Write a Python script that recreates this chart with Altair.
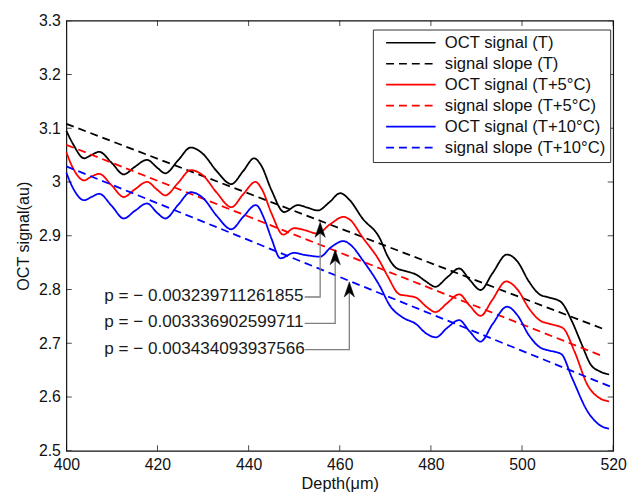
import altair as alt
import pandas as pd

# ---------------- data ----------------
depth_T = [400.0, 401.5, 403.9, 405.5, 407.2, 410.0, 412.6, 415.0, 417.7, 420.0, 421.7,
           424.5, 427.3, 430.0, 433.0, 436.2, 438.8, 441.2, 442.8, 445.0, 447.8, 450.8,
           453.0, 455.2, 457.7, 460.1, 462.2, 465.0, 468.8, 470.5, 472.4, 474.5, 476.7,
           478.9, 481.0, 483.5, 486.2, 488.5, 490.9, 493.5, 496.7, 499.0, 501.5, 504.0,
           506.0, 508.5, 511.0, 513.0, 515.1, 517.0, 519.1]
signal_T = [3.095, 3.070, 3.044, 3.050, 3.056, 3.035, 3.014, 3.028, 3.041, 3.026, 3.016,
            3.040, 3.064, 3.052, 3.020, 2.996, 3.020, 3.044, 3.030, 2.985, 2.944, 2.957,
            2.952, 2.947, 2.962, 2.979, 2.966, 2.932, 2.895, 2.862, 2.840, 2.834, 2.828,
            2.815, 2.805, 2.822, 2.839, 2.818, 2.799, 2.830, 2.865, 2.852, 2.815, 2.790,
            2.785, 2.777, 2.740, 2.700, 2.660, 2.648, 2.642]

depth_T5 = [400.0, 401.5, 403.9, 405.5, 407.2, 410.0, 412.6, 415.0, 417.7, 420.0, 421.7,
            424.5, 427.3, 430.0, 433.0, 436.2, 438.8, 441.5, 443.0, 445.0, 447.6, 450.0,
            452.5, 455.0, 458.0, 460.8, 462.2, 465.0, 468.8, 470.5, 473.1, 475.0, 476.7,
            479.0, 481.0, 483.5, 486.2, 488.5, 490.9, 493.5, 496.5, 499.0, 501.5, 504.0,
            506.1, 509.0, 511.5, 514.4, 517.0, 519.1]
signal_T5 = [3.055, 3.025, 3.003, 3.010, 3.015, 2.993, 2.972, 2.986, 3.000, 2.985, 2.975,
             2.998, 3.022, 3.012, 2.980, 2.953, 2.977, 3.000, 2.985, 2.942, 2.902, 2.914,
             2.910, 2.904, 2.922, 2.935, 2.930, 2.897, 2.852, 2.825, 2.791, 2.788, 2.785,
             2.768, 2.758, 2.774, 2.791, 2.770, 2.751, 2.781, 2.815, 2.800, 2.765, 2.742,
             2.736, 2.728, 2.685, 2.622, 2.598, 2.592]

depth_T10 = [400.0, 401.5, 403.9, 405.5, 407.2, 410.0, 412.6, 415.0, 417.7, 420.0, 421.7,
             424.5, 427.3, 430.0, 433.0, 436.2, 438.8, 441.6, 443.5, 445.0, 447.0, 449.9,
             452.5, 455.7, 458.0, 460.8, 462.5, 465.0, 468.8, 471.0, 473.8, 476.7, 479.0,
             481.1, 483.5, 486.2, 488.5, 490.9, 493.5, 496.7, 499.0, 501.5, 504.0, 505.7,
             508.6, 511.0, 514.4, 517.0, 519.1]
signal_T10 = [3.017, 2.988, 2.966, 2.972, 2.978, 2.955, 2.932, 2.946, 2.960, 2.942, 2.932,
              2.957, 2.981, 2.970, 2.937, 2.912, 2.935, 2.957, 2.930, 2.895, 2.858, 2.868,
              2.864, 2.861, 2.878, 2.890, 2.882, 2.855, 2.806, 2.770, 2.748, 2.736, 2.718,
              2.711, 2.728, 2.743, 2.722, 2.703, 2.735, 2.768, 2.752, 2.715, 2.692, 2.687,
              2.680, 2.635, 2.573, 2.548, 2.541]

slope_depth_T = [400.0, 518.0]
slope_value_T = [3.108, 2.726]
slope_depth_T5 = [400.0, 518.0]
slope_value_T5 = [3.069, 2.675]
slope_depth_T10 = [400.0, 519.5]
slope_value_T10 = [3.029, 2.619]

series_names = ["OCT signal (T)", "signal slope (T)",
                "OCT signal (T+5°C)", "signal slope (T+5°C)",
                "OCT signal (T+10°C)", "signal slope (T+10°C)"]
series_colors = ["#000000", "#000000", "#ff0000", "#ff0000", "#0000ff", "#0000ff"]
series_dashes = [[1, 0], [8, 5], [1, 0], [8, 5], [1, 0], [8, 5]]

p_labels = ["p = \u2212 0.003239711261855",
            "p = \u2212 0.003336902599711",
            "p = \u2212 0.003434093937566"]
label_depth = [408.3, 408.3, 408.3]
label_value = [2.788, 2.739, 2.690]
connector_start = [452.3, 452.3, 452.3]
connector_value = [2.786, 2.737, 2.688]
arrow_depth = [455.7, 459.0, 462.1]
arrow_tip = [2.925, 2.874, 2.814]

x_ticks = [400, 420, 440, 460, 480, 500, 520]
y_ticks = [2.5, 2.6, 2.7, 2.8, 2.9, 3.0, 3.1, 3.2, 3.3]

# ---------------- tables ----------------
rows = []
for name, dx, vy in [
    (series_names[0], depth_T, signal_T),
    (series_names[1], slope_depth_T, slope_value_T),
    (series_names[2], depth_T5, signal_T5),
    (series_names[3], slope_depth_T5, slope_value_T5),
    (series_names[4], depth_T10, signal_T10),
    (series_names[5], slope_depth_T10, slope_value_T10),
]:
    for a, b in zip(dx, vy):
        rows.append({"series": name, "x": a, "y": b})
lines_df = pd.DataFrame(rows)

labels_df = pd.DataFrame({"x": label_depth, "y": label_value, "text": p_labels})

conn_rows = []
for i in range(3):
    conn_rows.append({"k": i, "o": 0, "x": connector_start[i], "y": connector_value[i]})
    conn_rows.append({"k": i, "o": 1, "x": arrow_depth[i], "y": connector_value[i]})
    conn_rows.append({"k": i, "o": 2, "x": arrow_depth[i], "y": arrow_tip[i] - 0.012})
conn_df = pd.DataFrame(conn_rows)
heads_df = pd.DataFrame({"x": arrow_depth, "y": arrow_tip})
xt_df = pd.DataFrame({"x": x_ticks})
yt_df = pd.DataFrame({"y": y_ticks})

W, H = 553, 435
FONT = "Liberation Sans"

x_scale = alt.Scale(domain=[400, 520], nice=False, zero=False)
y_scale = alt.Scale(domain=[2.5, 3.3], nice=False, zero=False)
x_axis = alt.Axis(values=x_ticks, format="d", title="Depth(\u03bcm)", grid=False, ticks=False,
                  domain=False, labelFontSize=16, labelFont=FONT, labelColor="#111111",
                  labelPadding=5.5, titleFont=FONT, titleFontSize=16.5, titleFontWeight="normal",
                  titleColor="#111111", titlePadding=4, labelFlush=False)
y_axis = alt.Axis(values=y_ticks, format=".2~f", title="OCT signal(au)", grid=False, ticks=False,
                  domain=False, labelFontSize=16, labelFont=FONT, labelColor="#111111",
                  labelPadding=6, titleFont=FONT, titleFontSize=16.3, titleFontWeight="normal",
                  titleColor="#111111", titlePadding=7, labelFlush=False)
X = alt.X("x:Q", scale=x_scale, axis=x_axis)
Y = alt.Y("y:Q", scale=y_scale, axis=y_axis)

legend = alt.Legend(orient="none", legendX=310, legendY=9, title=None, fillColor="white",
                    strokeColor="#333333", padding=5, symbolType="M0,0H10", symbolSize=100,
                    symbolStrokeWidth=1.7, labelFontSize=16.8, labelFont=FONT,
                    labelColor="#111111", rowPadding=3.2, labelOffset=51, labelLimit=400)

lines = alt.Chart(lines_df).mark_line(strokeWidth=1.8, interpolate="monotone").encode(
    x=X, y=Y,
    color=alt.Color("series:N", scale=alt.Scale(domain=series_names, range=series_colors),
                    legend=legend),
    strokeDash=alt.StrokeDash("series:N", scale=alt.Scale(domain=series_names, range=series_dashes),
                              legend=legend),
    order=alt.Order("x:Q"),
)

connectors = alt.Chart(conn_df).mark_line(color="#7f7f7f", strokeWidth=1.3).encode(
    x=X, y=Y, detail="k:N", order="o:Q")

heads = alt.Chart(heads_df).mark_point(
    shape="M0,0L0.65,1.9L0,1.35L-0.65,1.9Z", size=256, filled=True, fill="black",
    stroke="black", strokeWidth=0.5, opacity=1).encode(x=X, y=Y)

texts = alt.Chart(labels_df).mark_text(align="left", baseline="middle", font=FONT,
                                       fontSize=17.3, color="#1a1a1a").encode(
    x=X, y=Y, text="text:N")

xt_top = alt.Chart(xt_df).mark_tick(orient="vertical", size=11, thickness=1, color="black",
                                    clip=True).encode(x=X, y=alt.value(0))
xt_bot = alt.Chart(xt_df).mark_tick(orient="vertical", size=11, thickness=1, color="black",
                                    clip=True).encode(x=X, y=alt.value(H))
yt_left = alt.Chart(yt_df).mark_tick(orient="horizontal", size=11, thickness=1, color="black",
                                     clip=True).encode(y=Y, x=alt.value(0))
yt_right = alt.Chart(yt_df).mark_tick(orient="horizontal", size=11, thickness=1, color="black",
                                      clip=True).encode(y=Y, x=alt.value(W))

chart = alt.layer(lines, connectors, heads, texts, xt_top, xt_bot, yt_left, yt_right).properties(
    width=W, height=H,
    autosize=alt.AutoSizeParams(type="none"),
    padding={"left": 59, "top": 10, "right": 14, "bottom": 46},
    background="white",
).configure_view(stroke="#111111", strokeWidth=1.2)

chart.save("out.html", embed_options={"renderer": "svg", "actions": False})
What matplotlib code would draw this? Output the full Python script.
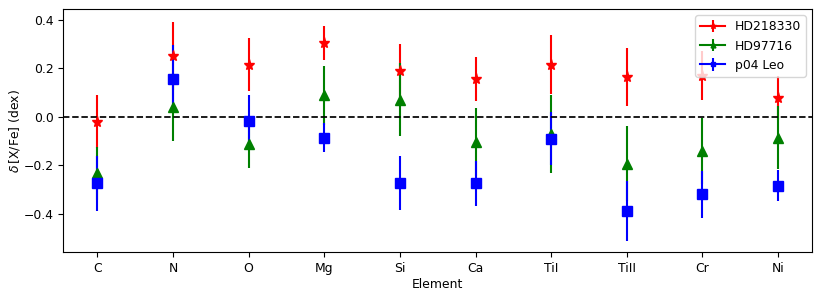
import numpy as np
import matplotlib.pyplot as plt

plt.rcParams['font.size'] = 8.9

# elements and abundance differences
elements = ['C', 'N', 'O', 'Mg', 'Si', 'Ca', 'TiI', 'TiII', 'Cr', 'Ni']

hd218330 = [-0.02, 0.25, 0.215, 0.305, 0.19, 0.155, 0.215, 0.165, 0.17, 0.078]
hd218330_err = [0.11, 0.14, 0.11, 0.07, 0.11, 0.09, 0.12, 0.12, 0.10, 0.09]

hd97716 = [-0.233, 0.04, -0.11, 0.088, 0.07, -0.102, -0.07, -0.192, -0.14, -0.085]
hd97716_err = [0.11, 0.14, 0.10, 0.12, 0.15, 0.14, 0.16, 0.155, 0.135, 0.13]

p04leo = [-0.274, 0.155, -0.018, -0.085, -0.272, -0.274, -0.09, -0.387, -0.319, -0.283]
p04leo_err = [0.112, 0.14, 0.11, 0.06, 0.11, 0.093, 0.11, 0.125, 0.098, 0.064]

series = [
    (hd218330, hd218330_err, '*', 'red', 8, 'HD218330'),
    (hd97716, hd97716_err, '^', 'green', 7, 'HD97716'),
    (p04leo, p04leo_err, 's', 'blue', 6.5, 'p04 Leo'),
]

fig, ax = plt.subplots(figsize=(8.22, 2.97), dpi=100)
x = np.arange(len(elements))

for vals, errs, mk, col, ms, lab in series:
    ax.errorbar(x, vals, yerr=errs, fmt=mk, color=col, markersize=ms, elinewidth=1.5)
    # proxy so the legend shows a line through the marker
    ax.errorbar([np.nan], [np.nan], yerr=[0.1], fmt='-' + mk, color=col, markersize=ms,
                elinewidth=1.5, label=lab)

ax.axhline(0, color='black', linestyle='--', linewidth=1.25)

ax.set_xticks(x)
ax.set_xticklabels(elements)
ax.set_xlim(-0.45, 9.45)
ax.set_ylim(-0.558, 0.443)
ax.set_yticks([-0.4, -0.2, 0.0, 0.2, 0.4])
ax.set_xlabel('Element', labelpad=2)
ax.set_ylabel(r'$\delta\,$[X/Fe] (dex)', labelpad=1)
ax.legend(loc='upper right', markerscale=0.5)

plt.subplots_adjust(left=0.077, right=0.988, top=0.969, bottom=0.150)
plt.savefig('out.png')
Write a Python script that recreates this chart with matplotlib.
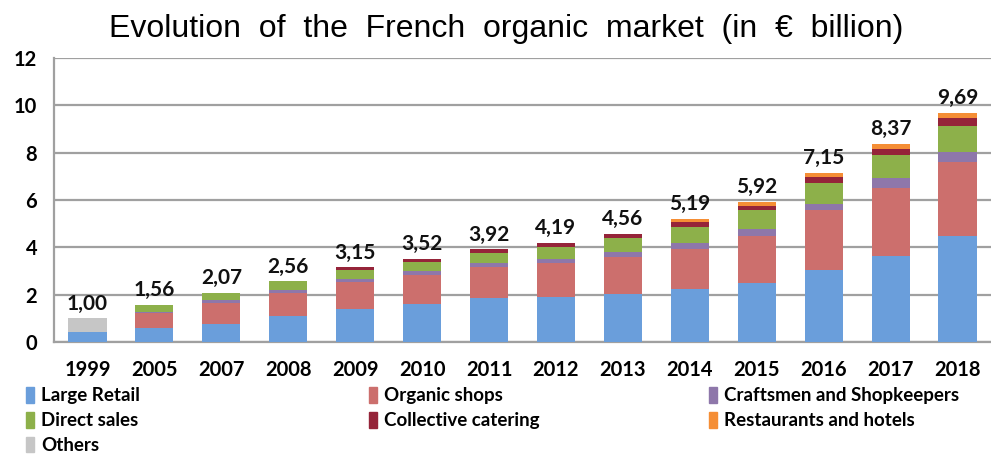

**Problem:** Reproduce exactly the run of lines that opens the listing and closes with the line holding "2.785, 2.777, 2.740, 2.700, 2.660, 2.648, 2.642]". Pictures are excluded.

**Response for this exercise:**
Write a Python script that recreates this chart with Altair.
import altair as alt
import pandas as pd

# ---------------- data ----------------
depth_T = [400.0, 401.5, 403.9, 405.5, 407.2, 410.0, 412.6, 415.0, 417.7, 420.0, 421.7,
           424.5, 427.3, 430.0, 433.0, 436.2, 438.8, 441.2, 442.8, 445.0, 447.8, 450.8,
           453.0, 455.2, 457.7, 460.1, 462.2, 465.0, 468.8, 470.5, 472.4, 474.5, 476.7,
           478.9, 481.0, 483.5, 486.2, 488.5, 490.9, 493.5, 496.7, 499.0, 501.5, 504.0,
           506.0, 508.5, 511.0, 513.0, 515.1, 517.0, 519.1]
signal_T = [3.095, 3.070, 3.044, 3.050, 3.056, 3.035, 3.014, 3.028, 3.041, 3.026, 3.016,
            3.040, 3.064, 3.052, 3.020, 2.996, 3.020, 3.044, 3.030, 2.985, 2.944, 2.957,
            2.952, 2.947, 2.962, 2.979, 2.966, 2.932, 2.895, 2.862, 2.840, 2.834, 2.828,
            2.815, 2.805, 2.822, 2.839, 2.818, 2.799, 2.830, 2.865, 2.852, 2.815, 2.790,
            2.785, 2.777, 2.740, 2.700, 2.660, 2.648, 2.642]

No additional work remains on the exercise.